One Heart Bowl — Another Game Altogether

Well, this is the eve of the greatest secular high-holy day in American culture.  Tomorrow there is a lot of spectacle and celebration around a game of American football played by one team named for a meat packing plant and another named for an industrial economy that has been gone for decades.  If you want to play the religious geography, you can think of it as the game between the team from the Presbyterian hills of western Pennsylvania versus the one from the Lutheran coast of Wisconsin.  I am nominally pulling for the black and gold, not because of Presbyterian connections but because I have a few ties to that part of the world.

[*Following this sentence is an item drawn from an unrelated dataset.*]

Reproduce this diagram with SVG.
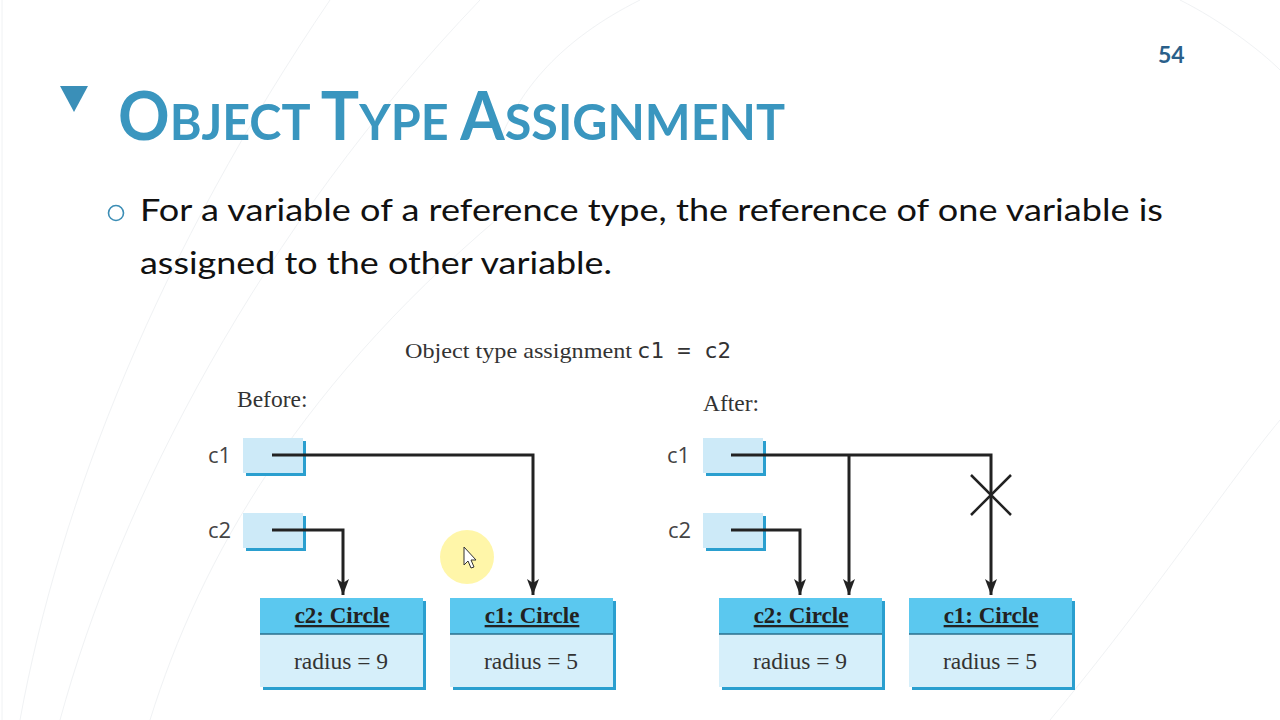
<svg xmlns="http://www.w3.org/2000/svg" width="1280" height="720" viewBox="0 0 1280 720">
<defs>
<style>
.title{font-family:"Lato","Open Sans",sans-serif;font-weight:bold;fill:#3a96bf}
.body{font-family:"Lato","Noto Sans",sans-serif;font-size:31px;fill:#111}
.serif{font-family:"Liberation Serif","DejaVu Serif",serif;fill:#333}
.mono{font-family:"DejaVu Sans Mono","Liberation Mono",monospace;fill:#333}
.var{font-family:"Open Sans","DejaVu Sans",sans-serif;font-size:22px;fill:#444}
.vbox{fill:#cdeaf8}
.shadow{fill:#2a9fcf}
.hdr{fill:#5bc8ef}
.bodyfill{fill:#d6effa}
.sep{stroke:#2a6f8c;stroke-width:1.5}
.cname{font-family:"Liberation Serif","DejaVu Serif",serif;font-weight:bold;font-size:23px;fill:#222;text-decoration:underline}
.attr{font-family:"Liberation Serif","DejaVu Serif",serif;font-size:23.5px;fill:#333}
.conn{fill:none;stroke:#222;stroke-width:3}
.bg{fill:none;stroke:#f0f2f4;stroke-width:1}
</style>
<marker id="arr" viewBox="0 0 16 12" refX="16" refY="6" markerWidth="16" markerHeight="12" markerUnits="userSpaceOnUse" orient="auto">
<path d="M0,0 L16,6 L0,12 L4,6 Z" fill="#222"/>
</marker>
</defs>
<rect width="1280" height="720" fill="#ffffff"/>
<g id="background">
<path class="bg" d="M20,720 C60,500 160,250 330,0"/>
<path class="bg" d="M60,720 C120,500 260,230 480,0"/>
<path class="bg" d="M150,720 C200,560 300,380 520,200"/>
<path class="bg" d="M640,0 C560,40 520,90 500,140"/>
<path class="bg" d="M1180,0 C1220,20 1260,50 1280,70"/>
<path class="bg" d="M1050,720 C1150,600 1230,480 1280,420"/>
<path class="bg" d="M2,0 L2,720"/>
</g>
<g id="header">
<polygon points="60,86 88,86 74,112" fill="#3a8fb8"/>
<text class="title" x="118" y="140" textLength="667" lengthAdjust="spacingAndGlyphs"><tspan font-size="66">O</tspan><tspan font-size="50">BJECT </tspan><tspan font-size="66">T</tspan><tspan font-size="50">YPE </tspan><tspan font-size="66">A</tspan><tspan font-size="50">SSIGNMENT</tspan></text>
<text x="1158" y="63" font-family="Lato,'Open Sans',sans-serif" font-weight="bold" font-size="23" fill="#2a5f8a">54</text>
</g>
<g id="bullet">
<circle cx="116" cy="213" r="7.5" fill="none" stroke="#3b8db5" stroke-width="1.6"/>
<text class="body" x="140" y="221" textLength="1023" lengthAdjust="spacingAndGlyphs">For a variable of a reference type, the reference of one variable is</text>
<text class="body" x="140" y="274" textLength="472" lengthAdjust="spacingAndGlyphs">assigned to the other variable.</text>
</g>
<g id="caption">
<text class="serif" x="405" y="358" font-size="22" textLength="227" lengthAdjust="spacingAndGlyphs">Object type assignment</text>
<text class="mono" x="637" y="358" font-size="22" textLength="94" lengthAdjust="spacingAndGlyphs">c1 = c2</text>
</g>
<text class="serif" x="237" y="407" font-size="23.5">Before:</text>
<text class="serif" x="703" y="411" font-size="23.5">After:</text>

<g id="before-c1-var">
<text class="var" x="208" y="463">c1</text>
<rect class="shadow" x="246" y="441" width="60" height="35"/>
<rect class="vbox" x="243" y="438" width="60" height="35"/>
</g>
<g id="before-c2-var">
<text class="var" x="208" y="538">c2</text>
<rect class="shadow" x="246" y="516" width="60" height="35"/>
<rect class="vbox" x="243" y="513" width="60" height="35"/>
</g>
<g id="before-c2-circle">
<rect class="shadow" x="263" y="601" width="163" height="89"/>
<rect class="hdr" x="260" y="598" width="163" height="36"/>
<rect class="bodyfill" x="260" y="634" width="163" height="53"/>
<line class="sep" x1="260" y1="634" x2="423" y2="634"/>
<text class="cname" x="342" y="623" text-anchor="middle">c2: Circle</text>
<text class="attr" x="341" y="669" text-anchor="middle">radius = 9</text>
</g>
<g id="before-c1-circle">
<rect class="shadow" x="453" y="601" width="163" height="89"/>
<rect class="hdr" x="450" y="598" width="163" height="36"/>
<rect class="bodyfill" x="450" y="634" width="163" height="53"/>
<line class="sep" x1="450" y1="634" x2="613" y2="634"/>
<text class="cname" x="532" y="623" text-anchor="middle">c1: Circle</text>
<text class="attr" x="531" y="669" text-anchor="middle">radius = 5</text>
</g>

<g id="after-c1-var">
<text class="var" x="667" y="463">c1</text>
<rect class="shadow" x="706" y="441" width="60" height="35"/>
<rect class="vbox" x="703" y="438" width="60" height="35"/>
</g>
<g id="after-c2-var">
<text class="var" x="668" y="538">c2</text>
<rect class="shadow" x="706" y="516" width="60" height="35"/>
<rect class="vbox" x="703" y="513" width="60" height="35"/>
</g>
<g id="after-c2-circle">
<rect class="shadow" x="722" y="601" width="163" height="89"/>
<rect class="hdr" x="719" y="598" width="163" height="36"/>
<rect class="bodyfill" x="719" y="634" width="163" height="53"/>
<line class="sep" x1="719" y1="634" x2="882" y2="634"/>
<text class="cname" x="801" y="623" text-anchor="middle">c2: Circle</text>
<text class="attr" x="800" y="669" text-anchor="middle">radius = 9</text>
</g>
<g id="after-c1-circle">
<rect class="shadow" x="912" y="601" width="163" height="89"/>
<rect class="hdr" x="909" y="598" width="163" height="36"/>
<rect class="bodyfill" x="909" y="634" width="163" height="53"/>
<line class="sep" x1="909" y1="634" x2="1072" y2="634"/>
<text class="cname" x="991" y="623" text-anchor="middle">c1: Circle</text>
<text class="attr" x="990" y="669" text-anchor="middle">radius = 5</text>
</g>

<g id="connectors">
<path class="conn" d="M272,455 H533 V595" marker-end="url(#arr)"/>
<path class="conn" d="M272,530 H343 V595" marker-end="url(#arr)"/>
<path class="conn" d="M731,455 H991 V595" marker-end="url(#arr)"/>
<path class="conn" d="M849,455 V595" marker-end="url(#arr)"/>
<path class="conn" d="M731,530 H800 V595" marker-end="url(#arr)"/>
<path d="M971,475 L1011,515 M1011,475 L971,515" stroke="#222" stroke-width="2.5" fill="none"/>
</g>

<g id="pointer">
<circle cx="467" cy="557" r="27" fill="#fff59a" opacity="0.85"/>
<path d="M464,547 L464,565 L468,561 L471,568 L474,567 L471,560 L476,560 Z" fill="#fff" stroke="#333" stroke-width="1"/>
</g>
</svg>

(And in another development my pastor is starting a new sermon series tomorrow on… wait for it… the Sabbath.  When I asked him later about the coincident timing he was surprised and admitted that he had not paid attention to the calendar and did not realize what else was that day.  This is going to be interesting.)

But I’m not here today to talk about the fight for global supremacy.  I’m here to revisit a story about “the exhibition of the Kingdom of Heaven to the world.”  I’m here to talk about the

One Heart Bowl

Two years ago, in this very spot and on this same occasion, I shared a series of vignettes from football that were positive, inspiring, inspirational, instructive and even religiously significant.

One of those was about the high school football game that past fall between the Grapevine Faith Lions and the Gainesville State School Tornadoes.  You probably remember hearing about the game.  This was the one where the Grapevine Faith coach encouraged his parents, students, fans, and everyone else, to become a “home team” for the kids from the state correctional facility.  Half the fans sat on the Tornadoes’ side and cheered for them by name.  It was a demonstration of respect and affirmation that most of the visiting players had never experience before.

The story was broken by Rick Reilly of ESPN and was picked up widely across the media.  The Grapevine coach became a minor short-term celebrity, even being invited to the Superbowl that year.  And it is still being used as a sermon illustration — I know I heard it used very recently.

But what happens when the lights go out and everyone goes home.  In the case of Grapevine Faith they went back and did it again the next year and again the next.  Welcome to the One Heart Bowl.  Even though the schools are no longer in the same conference Grapevine Faith has made sure the tradition continues.  As the web site describes it:

One Heart Bowl™ is an annual football game between Grapevine Faith
Christian School and Gainesville State School, a maximum-security
facility of the Texas Youth Commission for juveniles.  Coach Kris Hogan
committed to this game in 2008, and with it, taught his players about
the consequences of bad decisions while showing the players at Gainesville State that they were “just as valuable as anyone else on
planet Earth.” Students, family and faculty all attended the football
game and cheered on the Gainesville Tornadoes. Because the game was such
a positive success for the Gainesville youth and Grapevine Faith
Christian’s students, it is now a permanent game held annually.

This is your opportunity to be a part of this life altering event.

And when they say it is “life altering,” they mean for both the Grapevine and Gainesville sides.  As a 2009 article from Pegasus News says:

Several sports teams from around the nation have followed Grapevine
Faith’s example and conducted similar outreaches to opposing teams
comprised of incarcerated, at-risk, underserved, or disabled youth.

Members of the Grapevine Faith community continued to reach out to
the inmates at Gainesville. Several of them serve as mentors to boys at
Gainesville, visiting them on a regular basis.

So the story continues.  This was not a one-time event but the start of an ongoing ministry.  So mark your calendars for the next One Heart Bowl on Friday September 9, 2011.  For those who heard about it the first time but then lost track of it, please know that the exhibition of the Kingdom continues.